● **RECORD SET**
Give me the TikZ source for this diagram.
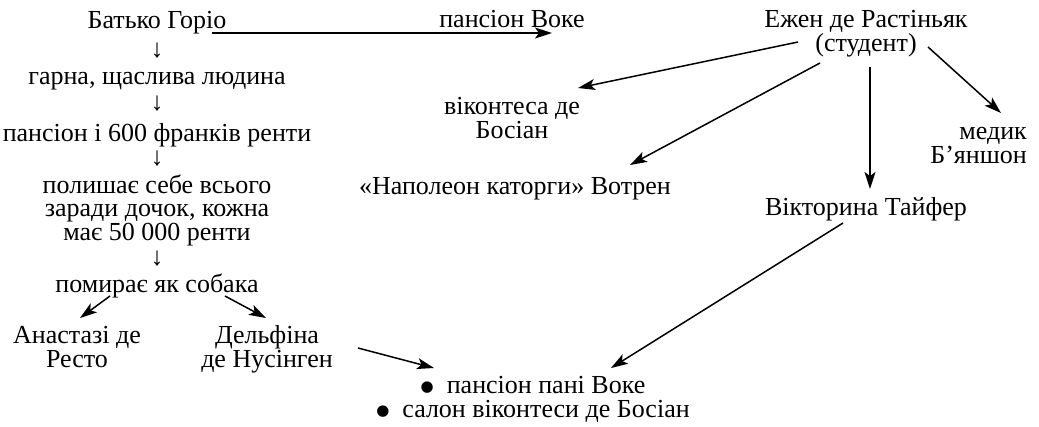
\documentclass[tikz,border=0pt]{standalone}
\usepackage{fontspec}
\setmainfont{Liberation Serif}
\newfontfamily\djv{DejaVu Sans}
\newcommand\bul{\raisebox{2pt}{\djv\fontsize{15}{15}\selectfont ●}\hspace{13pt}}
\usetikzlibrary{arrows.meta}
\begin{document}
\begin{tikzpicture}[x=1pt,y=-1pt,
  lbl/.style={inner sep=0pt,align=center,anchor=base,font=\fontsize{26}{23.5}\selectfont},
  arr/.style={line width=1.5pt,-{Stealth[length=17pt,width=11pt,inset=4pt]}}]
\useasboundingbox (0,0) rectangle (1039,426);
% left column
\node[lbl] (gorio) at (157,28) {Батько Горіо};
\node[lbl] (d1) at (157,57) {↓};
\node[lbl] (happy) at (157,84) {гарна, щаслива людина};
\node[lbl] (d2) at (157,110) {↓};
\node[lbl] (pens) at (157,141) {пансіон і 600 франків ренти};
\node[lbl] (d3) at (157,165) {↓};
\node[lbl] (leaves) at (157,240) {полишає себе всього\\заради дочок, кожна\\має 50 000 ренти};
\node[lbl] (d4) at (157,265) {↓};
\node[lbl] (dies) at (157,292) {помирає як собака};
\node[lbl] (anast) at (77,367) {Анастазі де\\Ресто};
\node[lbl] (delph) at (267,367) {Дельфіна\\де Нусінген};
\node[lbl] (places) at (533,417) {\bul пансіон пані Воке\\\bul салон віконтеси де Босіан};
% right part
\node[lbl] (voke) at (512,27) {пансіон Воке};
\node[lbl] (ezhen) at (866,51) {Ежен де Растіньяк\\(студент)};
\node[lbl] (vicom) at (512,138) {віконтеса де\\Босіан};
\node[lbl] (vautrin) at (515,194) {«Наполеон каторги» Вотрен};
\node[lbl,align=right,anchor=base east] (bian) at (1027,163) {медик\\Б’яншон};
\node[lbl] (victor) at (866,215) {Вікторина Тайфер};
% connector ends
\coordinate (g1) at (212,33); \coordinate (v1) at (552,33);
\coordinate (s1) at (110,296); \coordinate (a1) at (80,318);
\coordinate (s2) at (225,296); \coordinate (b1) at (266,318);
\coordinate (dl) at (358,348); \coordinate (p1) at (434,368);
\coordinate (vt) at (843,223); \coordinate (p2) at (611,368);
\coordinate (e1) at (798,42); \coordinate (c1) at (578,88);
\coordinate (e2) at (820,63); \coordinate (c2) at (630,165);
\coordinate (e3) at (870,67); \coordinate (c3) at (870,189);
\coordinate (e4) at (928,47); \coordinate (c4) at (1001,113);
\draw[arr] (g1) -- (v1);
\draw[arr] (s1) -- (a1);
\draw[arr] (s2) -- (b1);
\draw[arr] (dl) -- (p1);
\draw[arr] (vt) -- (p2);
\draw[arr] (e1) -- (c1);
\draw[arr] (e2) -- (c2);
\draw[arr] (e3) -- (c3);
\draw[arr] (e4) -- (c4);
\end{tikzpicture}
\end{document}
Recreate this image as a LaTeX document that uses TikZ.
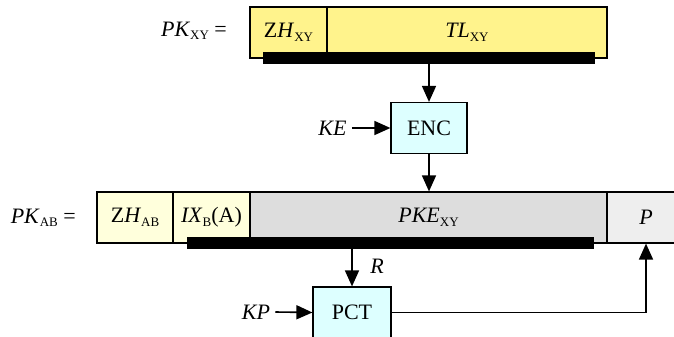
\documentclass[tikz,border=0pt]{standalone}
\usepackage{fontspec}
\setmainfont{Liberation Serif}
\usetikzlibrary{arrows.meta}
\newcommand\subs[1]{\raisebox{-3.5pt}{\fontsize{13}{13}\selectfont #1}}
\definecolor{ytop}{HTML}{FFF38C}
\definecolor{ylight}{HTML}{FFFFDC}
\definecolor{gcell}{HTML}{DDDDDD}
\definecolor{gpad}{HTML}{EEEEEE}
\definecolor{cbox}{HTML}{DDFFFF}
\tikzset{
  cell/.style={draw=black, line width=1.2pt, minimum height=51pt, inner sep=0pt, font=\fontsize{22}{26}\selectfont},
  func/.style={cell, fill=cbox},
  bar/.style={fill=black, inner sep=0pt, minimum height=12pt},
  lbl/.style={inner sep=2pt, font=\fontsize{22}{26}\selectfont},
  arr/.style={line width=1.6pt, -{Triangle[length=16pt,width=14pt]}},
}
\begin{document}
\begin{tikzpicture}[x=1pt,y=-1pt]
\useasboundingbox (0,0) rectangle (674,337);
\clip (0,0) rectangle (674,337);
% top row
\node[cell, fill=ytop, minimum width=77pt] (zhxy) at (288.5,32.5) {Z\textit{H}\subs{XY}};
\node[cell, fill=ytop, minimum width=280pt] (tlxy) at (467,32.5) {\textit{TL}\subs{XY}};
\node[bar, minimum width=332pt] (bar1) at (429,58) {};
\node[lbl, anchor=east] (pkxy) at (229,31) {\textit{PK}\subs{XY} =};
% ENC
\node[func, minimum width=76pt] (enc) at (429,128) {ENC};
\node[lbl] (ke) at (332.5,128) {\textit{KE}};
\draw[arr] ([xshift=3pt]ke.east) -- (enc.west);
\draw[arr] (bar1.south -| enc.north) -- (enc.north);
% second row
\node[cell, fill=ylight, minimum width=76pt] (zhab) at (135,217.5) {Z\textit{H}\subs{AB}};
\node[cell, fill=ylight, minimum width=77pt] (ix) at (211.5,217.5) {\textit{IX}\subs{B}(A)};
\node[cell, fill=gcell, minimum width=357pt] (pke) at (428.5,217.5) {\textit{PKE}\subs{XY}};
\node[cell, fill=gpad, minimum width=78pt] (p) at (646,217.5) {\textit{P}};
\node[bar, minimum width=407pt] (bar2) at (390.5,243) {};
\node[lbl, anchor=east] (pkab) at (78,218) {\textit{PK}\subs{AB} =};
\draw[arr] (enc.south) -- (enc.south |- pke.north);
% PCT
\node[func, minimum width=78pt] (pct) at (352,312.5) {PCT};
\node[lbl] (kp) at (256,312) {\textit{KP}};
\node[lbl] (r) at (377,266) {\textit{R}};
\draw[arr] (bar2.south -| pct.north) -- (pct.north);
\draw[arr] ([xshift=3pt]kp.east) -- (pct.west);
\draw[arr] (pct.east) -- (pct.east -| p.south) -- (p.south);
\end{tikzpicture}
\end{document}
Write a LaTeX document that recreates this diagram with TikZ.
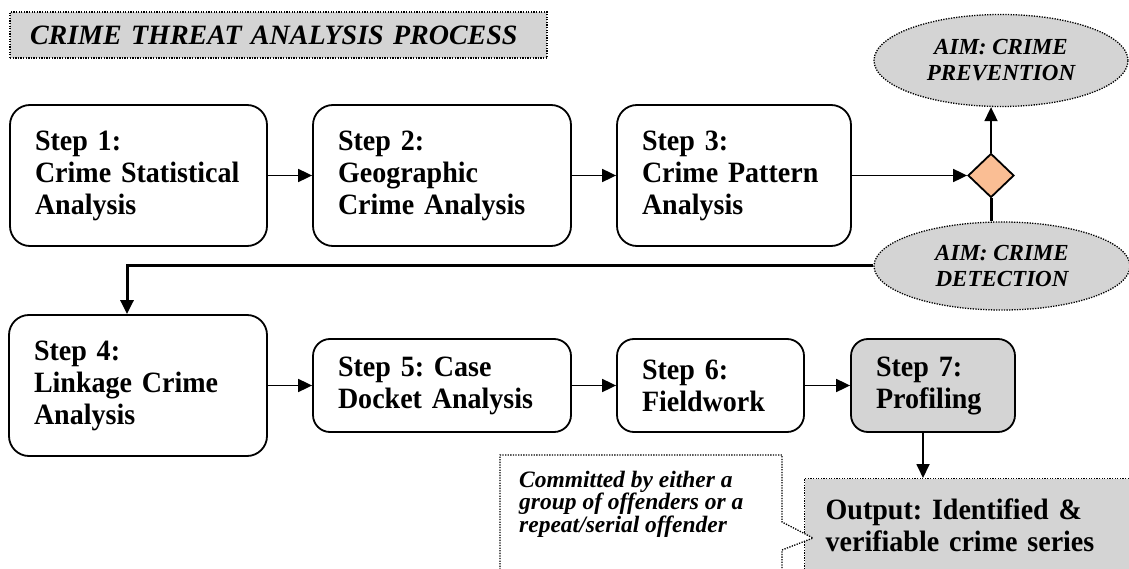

● **WHAT TO PRODUCE**
Leave out the pictures and copy everything else in the records word for word.

● **ANSWER FOR THIS EXERCISE**
Give me the TikZ source for this diagram.
\documentclass[tikz,border=0pt]{standalone}
\usepackage{fontspec}
\setmainfont{Liberation Serif}
\newfontfamily\djv{DejaVu Sans}
\newcommand\bul{\raisebox{2pt}{\djv\fontsize{15}{15}\selectfont ●}\hspace{13pt}}
\usetikzlibrary{arrows.meta}
\begin{document}
\begin{tikzpicture}[x=1pt,y=-1pt,
  lbl/.style={inner sep=0pt,align=center,anchor=base,font=\fontsize{26}{23.5}\selectfont},
  arr/.style={line width=1.5pt,-{Stealth[length=17pt,width=11pt,inset=4pt]}}]
\useasboundingbox (0,0) rectangle (1039,426);
% left column
\node[lbl] (gorio) at (157,28) {Батько Горіо};
\node[lbl] (d1) at (157,57) {↓};
\node[lbl] (happy) at (157,84) {гарна, щаслива людина};
\node[lbl] (d2) at (157,110) {↓};
\node[lbl] (pens) at (157,141) {пансіон і 600 франків ренти};
\node[lbl] (d3) at (157,165) {↓};
\node[lbl] (leaves) at (157,240) {полишає себе всього\\заради дочок, кожна\\має 50 000 ренти};
\node[lbl] (d4) at (157,265) {↓};
\node[lbl] (dies) at (157,292) {помирає як собака};
\node[lbl] (anast) at (77,367) {Анастазі де\\Ресто};
\node[lbl] (delph) at (267,367) {Дельфіна\\де Нусінген};
\node[lbl] (places) at (533,417) {\bul пансіон пані Воке\\\bul салон віконтеси де Босіан};
% right part
\node[lbl] (voke) at (512,27) {пансіон Воке};
\node[lbl] (ezhen) at (866,51) {Ежен де Растіньяк\\(студент)};
\node[lbl] (vicom) at (512,138) {віконтеса де\\Босіан};
\node[lbl] (vautrin) at (515,194) {«Наполеон каторги» Вотрен};
\node[lbl,align=right,anchor=base east] (bian) at (1027,163) {медик\\Б’яншон};
\node[lbl] (victor) at (866,215) {Вікторина Тайфер};
% connector ends
\coordinate (g1) at (212,33); \coordinate (v1) at (552,33);
\coordinate (s1) at (110,296); \coordinate (a1) at (80,318);
\coordinate (s2) at (225,296); \coordinate (b1) at (266,318);
\coordinate (dl) at (358,348); \coordinate (p1) at (434,368);
\coordinate (vt) at (843,223); \coordinate (p2) at (611,368);
\coordinate (e1) at (798,42); \coordinate (c1) at (578,88);
\coordinate (e2) at (820,63); \coordinate (c2) at (630,165);
\coordinate (e3) at (870,67); \coordinate (c3) at (870,189);
\coordinate (e4) at (928,47); \coordinate (c4) at (1001,113);
\draw[arr] (g1) -- (v1);
\draw[arr] (s1) -- (a1);
\draw[arr] (s2) -- (b1);
\draw[arr] (dl) -- (p1);
\draw[arr] (vt) -- (p2);
\draw[arr] (e1) -- (c1);
\draw[arr] (e2) -- (c2);
\draw[arr] (e3) -- (c3);
\draw[arr] (e4) -- (c4);
\end{tikzpicture}
\end{document}
Recreate this image as a LaTeX document that uses TikZ.
\documentclass[tikz,border=0pt]{standalone}
\usepackage{fontspec}
\setmainfont{Liberation Serif}
\usetikzlibrary{arrows.meta}
\newcommand\subs[1]{\raisebox{-3.5pt}{\fontsize{13}{13}\selectfont #1}}
\definecolor{ytop}{HTML}{FFF38C}
\definecolor{ylight}{HTML}{FFFFDC}
\definecolor{gcell}{HTML}{DDDDDD}
\definecolor{gpad}{HTML}{EEEEEE}
\definecolor{cbox}{HTML}{DDFFFF}
\tikzset{
  cell/.style={draw=black, line width=1.2pt, minimum height=51pt, inner sep=0pt, font=\fontsize{22}{26}\selectfont},
  func/.style={cell, fill=cbox},
  bar/.style={fill=black, inner sep=0pt, minimum height=12pt},
  lbl/.style={inner sep=2pt, font=\fontsize{22}{26}\selectfont},
  arr/.style={line width=1.6pt, -{Triangle[length=16pt,width=14pt]}},
}
\begin{document}
\begin{tikzpicture}[x=1pt,y=-1pt]
\useasboundingbox (0,0) rectangle (674,337);
\clip (0,0) rectangle (674,337);
% top row
\node[cell, fill=ytop, minimum width=77pt] (zhxy) at (288.5,32.5) {Z\textit{H}\subs{XY}};
\node[cell, fill=ytop, minimum width=280pt] (tlxy) at (467,32.5) {\textit{TL}\subs{XY}};
\node[bar, minimum width=332pt] (bar1) at (429,58) {};
\node[lbl, anchor=east] (pkxy) at (229,31) {\textit{PK}\subs{XY} =};
% ENC
\node[func, minimum width=76pt] (enc) at (429,128) {ENC};
\node[lbl] (ke) at (332.5,128) {\textit{KE}};
\draw[arr] ([xshift=3pt]ke.east) -- (enc.west);
\draw[arr] (bar1.south -| enc.north) -- (enc.north);
% second row
\node[cell, fill=ylight, minimum width=76pt] (zhab) at (135,217.5) {Z\textit{H}\subs{AB}};
\node[cell, fill=ylight, minimum width=77pt] (ix) at (211.5,217.5) {\textit{IX}\subs{B}(A)};
\node[cell, fill=gcell, minimum width=357pt] (pke) at (428.5,217.5) {\textit{PKE}\subs{XY}};
\node[cell, fill=gpad, minimum width=78pt] (p) at (646,217.5) {\textit{P}};
\node[bar, minimum width=407pt] (bar2) at (390.5,243) {};
\node[lbl, anchor=east] (pkab) at (78,218) {\textit{PK}\subs{AB} =};
\draw[arr] (enc.south) -- (enc.south |- pke.north);
% PCT
\node[func, minimum width=78pt] (pct) at (352,312.5) {PCT};
\node[lbl] (kp) at (256,312) {\textit{KP}};
\node[lbl] (r) at (377,266) {\textit{R}};
\draw[arr] (bar2.south -| pct.north) -- (pct.north);
\draw[arr] ([xshift=3pt]kp.east) -- (pct.west);
\draw[arr] (pct.east) -- (pct.east -| p.south) -- (p.south);
\end{tikzpicture}
\end{document}
Write a LaTeX document that recreates this diagram with TikZ.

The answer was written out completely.